• What this task involves
Go through the records from the first line and retype each one exactly, stopping once the line with "const deva = (n: number)" is done. Pictures are left out.

• Code that draws figures

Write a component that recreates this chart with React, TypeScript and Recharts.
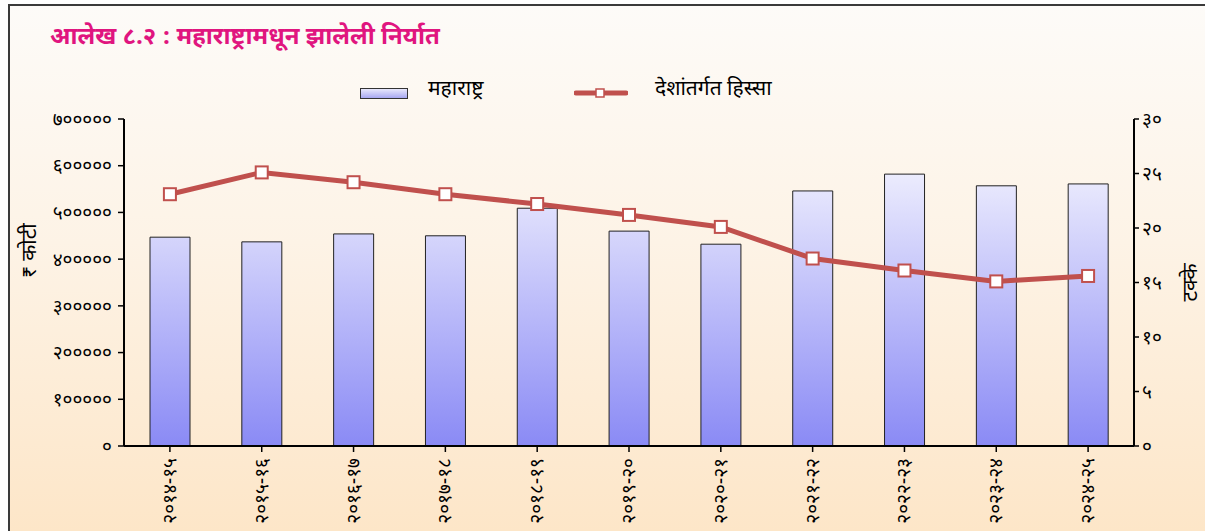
import { ComposedChart, Bar, Line, XAxis, YAxis } from 'recharts';

const years = ['२०१४-१५', '२०१५-१६', '२०१६-१७', '२०१७-१८', '२०१८-१९', '२०१९-२०', '२०२०-२१', '२०२१-२२', '२०२२-२३', '२०२३-२४', '२०२४-२५'];
const exports = [447000, 437000, 454000, 450000, 509000, 460000, 432000, 546000, 582000, 557000, 561000];
const share = [23.1, 25.1, 24.2, 23.1, 22.2, 21.2, 20.1, 17.2, 16.1, 15.1, 15.6];
const leftTicks = [0, 100000, 200000, 300000, 400000, 500000, 600000, 700000];
const rightTicks = [0, 5, 10, 15, 20, 25, 30];

const DIGITS = '०१२३४५६७८९';
const deva = (n: number) => String(n).replace(/[0-9]/g, d => DIGITS[Number(d)]);

const data = years.map((y, i) => ({ year: y, exp: exports[i], share: share[i] }));

const RED = '#c0504d';
const FONT = '"Noto Sans Devanagari", "Lohit Devanagari", "Noto Sans", sans-serif';

const W = 1195;
const H = 525;

function XTick({ x, y, payload }: any) {
  return (
    <g transform={`translate(${x},${y})`}>
      <text transform="rotate(-90)" x={-4} y={6} textAnchor="end" fontSize={19} fill="#000" fontFamily={FONT}>
        {payload.value}
      </text>
    </g>
  );
}

function SquareDot({ cx, cy }: any) {
  if (cx == null || cy == null) return null;
  return <rect x={cx - 6} y={cy - 6} width={12} height={12} fill="#fff" stroke={RED} strokeWidth={2} />;
}

// left axis title sits a bit above the middle of the axis, like the original
function LeftTitle({ viewBox }: any) {
  const cx = viewBox.x + 22;
  const cy = viewBox.y + viewBox.height / 2 - 32;
  return (
    <text transform={`translate(${cx},${cy}) rotate(-90)`} textAnchor="middle" fontSize={21} fill="#000" fontFamily={FONT}>
      ₹ कोटी
    </text>
  );
}

export default function App() {
  return (
    <div
      style={{
        position: 'absolute', left: 8, top: 4, width: 1197, height: 527, boxSizing: 'border-box',
        borderLeft: '2px solid #3a3a3a', borderTop: '2px solid #3a3a3a',
        background: 'linear-gradient(to bottom, #fdfbf8 0%, #fdf3e6 45%, #fde6c8 100%)',
        fontFamily: FONT,
      }}
    >
      <div style={{ position: 'absolute', left: 40, top: 16, fontSize: 24, fontWeight: 700, color: '#e0157f', whiteSpace: 'nowrap' }}>
        आलेख ८.२ : महाराष्ट्रामधून झालेली निर्यात
      </div>
      <div style={{ position: 'absolute', left: 0, top: 70, fontSize: 21, color: '#000', whiteSpace: 'nowrap' }}>
        <div style={{ position: 'absolute', left: 350, top: 12, width: 46, height: 9, border: '1px solid #333', background: 'linear-gradient(to bottom, #e8e8fc, #a8a8f2)' }} />
        <span style={{ position: 'absolute', left: 418, top: 0 }}>महाराष्ट्र</span>
        <svg style={{ position: 'absolute', left: 564, top: 9 }} width={54} height={16}>
          <line x1={2} y1={8} x2={52} y2={8} stroke={RED} strokeWidth={5} strokeLinecap="round" />
          <rect x={22} y={4} width={8} height={8} fill="#fff" stroke={RED} strokeWidth={1.5} />
        </svg>
        <span style={{ position: 'absolute', left: 645, top: 0 }}>देशांतर्गत हिस्सा</span>
      </div>
      <ComposedChart width={W} height={H} data={data} margin={{ top: 113, right: 15, left: 4, bottom: 15 }}>
        <defs>
          <linearGradient id="barFill" gradientUnits="userSpaceOnUse" x1={0} y1={113} x2={0} y2={440}>
            <stop offset="0%" stopColor="#ffffff" />
            <stop offset="100%" stopColor="#8a8af5" />
          </linearGradient>
        </defs>
        <XAxis
          dataKey="year"
          height={70}
          interval={0}
          tick={<XTick />}
          axisLine={{ stroke: '#000', strokeWidth: 2 }}
          tickLine={{ stroke: '#000', strokeWidth: 1.5 }}
          tickSize={6}
        />
        <YAxis
          yAxisId="left"
          width={110}
          domain={[0, 700000]}
          ticks={leftTicks}
          tickFormatter={deva}
          tick={{ fontSize: 19, fill: '#000', fontFamily: FONT }}
          axisLine={{ stroke: '#000', strokeWidth: 2 }}
          tickLine={{ stroke: '#000', strokeWidth: 1.5 }}
          tickSize={6}
          tickMargin={6}
          label={<LeftTitle />}
        />
        <YAxis
          yAxisId="right"
          orientation="right"
          width={56}
          domain={[0, 30]}
          ticks={rightTicks}
          tickFormatter={deva}
          tick={{ fontSize: 19, fill: '#000', fontFamily: FONT }}
          axisLine={{ stroke: '#000', strokeWidth: 2 }}
          tickLine={{ stroke: '#000', strokeWidth: 1.5 }}
          tickSize={5}
          tickMargin={3}
          label={{ value: 'टक्के', angle: -90, position: 'insideRight', offset: 0, style: { fontSize: 21, fill: '#000', fontFamily: FONT, textAnchor: 'middle' } }}
        />
        <Bar yAxisId="left" dataKey="exp" fill="url(#barFill)" stroke="#222" strokeWidth={1} barSize={40} isAnimationActive={false} />
        <Line
          yAxisId="right"
          dataKey="share"
          type="linear"
          stroke={RED}
          strokeWidth={5}
          dot={<SquareDot />}
          activeDot={false}
          isAnimationActive={false}
        />
      </ComposedChart>
    </div>
  );
}
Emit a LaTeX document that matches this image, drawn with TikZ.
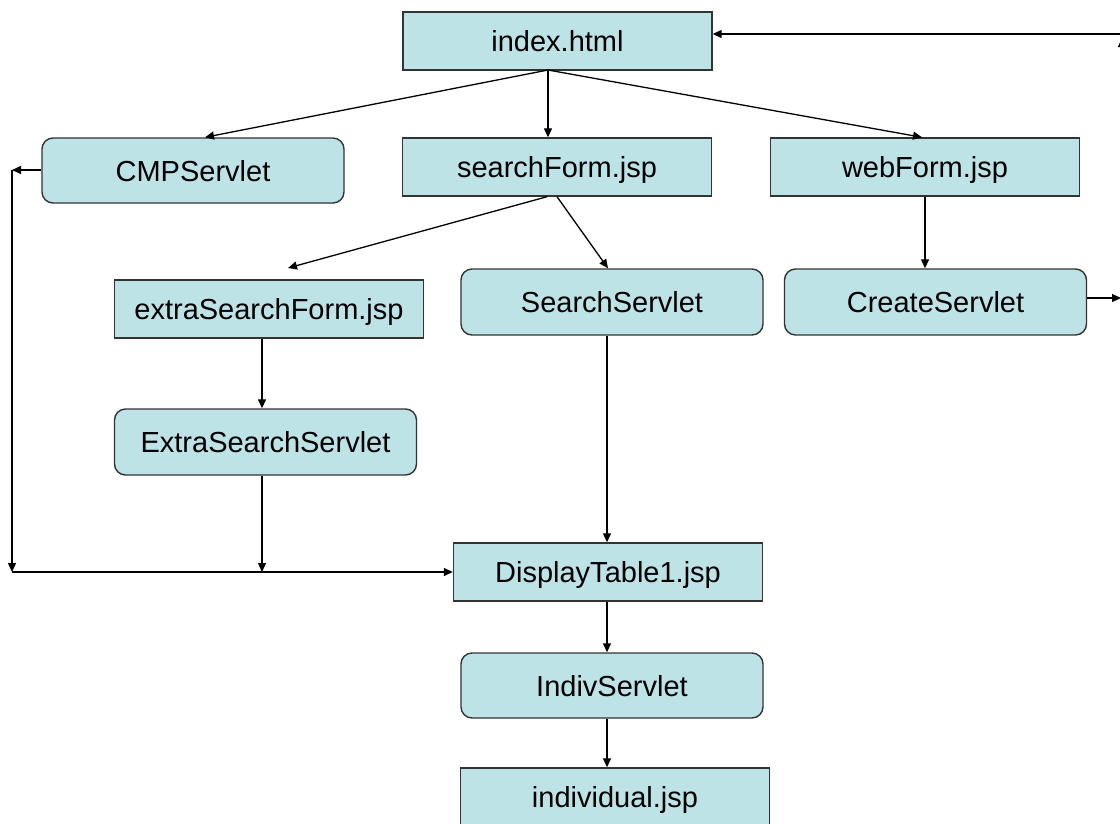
\documentclass[tikz,border=0pt]{standalone}
\usepackage{fontspec}
\setmainfont{Liberation Sans}
\usetikzlibrary{arrows.meta}
\definecolor{boxfill}{HTML}{BEE3E6}
\definecolor{boxline}{HTML}{333333}
\tikzset{
  base/.style={draw=boxline, line width=1.4pt, fill=boxfill, inner sep=0pt,
    font=\fontsize{29}{34}\selectfont, anchor=center, text depth=0pt},
  sq/.style={base, minimum width=309pt, minimum height=58pt},
  rd/.style={base, rounded corners=11pt, minimum width=302pt, minimum height=66pt},
  conn/.style={draw=black, line width=1.3pt, -{Triangle[length=9pt,width=8pt]}},
  plain/.style={draw=black, line width=1.3pt}
}
\begin{document}
\begin{tikzpicture}[x=1pt,y=-1pt]
\useasboundingbox (0,0) rectangle (1120,823);
\clip (0,0) rectangle (1120,823);
\node[sq] (index) at (557.5,41) {index.html};
\node[rd, minimum height=65pt] (cmp) at (193,170.5) {CMPServlet};
\node[sq] (sform) at (557,167) {searchForm.jsp};
\node[sq] (wform) at (925,167) {webForm.jsp};
\node[sq] (esform) at (269,309) {extraSearchForm.jsp};
\node[rd] (ss) at (612,302) {SearchServlet};
\node[rd] (cs) at (935.5,302) {CreateServlet};
\node[rd] (ess) at (265.5,442) {ExtraSearchServlet};
\node[sq] (dt) at (608,572) {DisplayTable1.jsp};
\node[rd, minimum height=65pt] (is) at (612,685.5) {IndivServlet};
\node[sq] (ind) at (615,797) {individual.jsp};

\coordinate (iS) at (548,70);
\coordinate (esTop) at (288,268);
\coordinate (left) at (12,170);
\coordinate (join) at (12,572);
\coordinate (mid) at (262,572);
\coordinate (outR) at (1121,298);
\coordinate (inR) at (1125,34);
\coordinate (upB) at (1122,90);
\coordinate (upT) at (1122,38);

\draw[conn] (iS) -- (cmp.north -| 205,0);
\draw[conn] (iS) -- (sform.north -| iS);
\draw[conn] (iS) -- (wform.north -| 922,0);
\draw[conn] (sform.south -| 547,0) -- (esTop);
\draw[conn] (sform.south -| 557,0) -- (ss.north -| 608,0);
\draw[conn] (wform.south -| 925,0) -- (cs.north -| 925,0);
\draw[conn] (esform.south -| 262,0) -- (ess.north -| 262,0);
\draw[conn] (ss.south -| 607,0) -- (dt.north -| 607,0);
\draw[conn] (ess.south -| mid) -- (mid);
\draw[conn] (cmp.west |- left) -- (left);
\draw[conn] (left) -- (join);
\draw[conn] (join) -- (dt.west);
\draw[conn] (dt.south -| 607,0) -- (is.north -| 607,0);
\draw[conn] (is.south -| 607,0) -- (ind.north -| 607,0);
\draw[conn] (cs.east |- outR) -- (outR);
\draw[conn] (inR) -- (index.east |- inR);
\draw[conn] (upB) -- (upT);
\end{tikzpicture}
\end{document}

• Expected output
Write a component that recreates this chart with React, TypeScript and Recharts.
import { ComposedChart, Bar, Line, XAxis, YAxis } from 'recharts';

const years = ['२०१४-१५', '२०१५-१६', '२०१६-१७', '२०१७-१८', '२०१८-१९', '२०१९-२०', '२०२०-२१', '२०२१-२२', '२०२२-२३', '२०२३-२४', '२०२४-२५'];
const exports = [447000, 437000, 454000, 450000, 509000, 460000, 432000, 546000, 582000, 557000, 561000];
const share = [23.1, 25.1, 24.2, 23.1, 22.2, 21.2, 20.1, 17.2, 16.1, 15.1, 15.6];
const leftTicks = [0, 100000, 200000, 300000, 400000, 500000, 600000, 700000];
const rightTicks = [0, 5, 10, 15, 20, 25, 30];

const DIGITS = '०१२३४५६७८९';
const deva = (n: number) => String(n).replace(/[0-9]/g, d => DIGITS[Number(d)]);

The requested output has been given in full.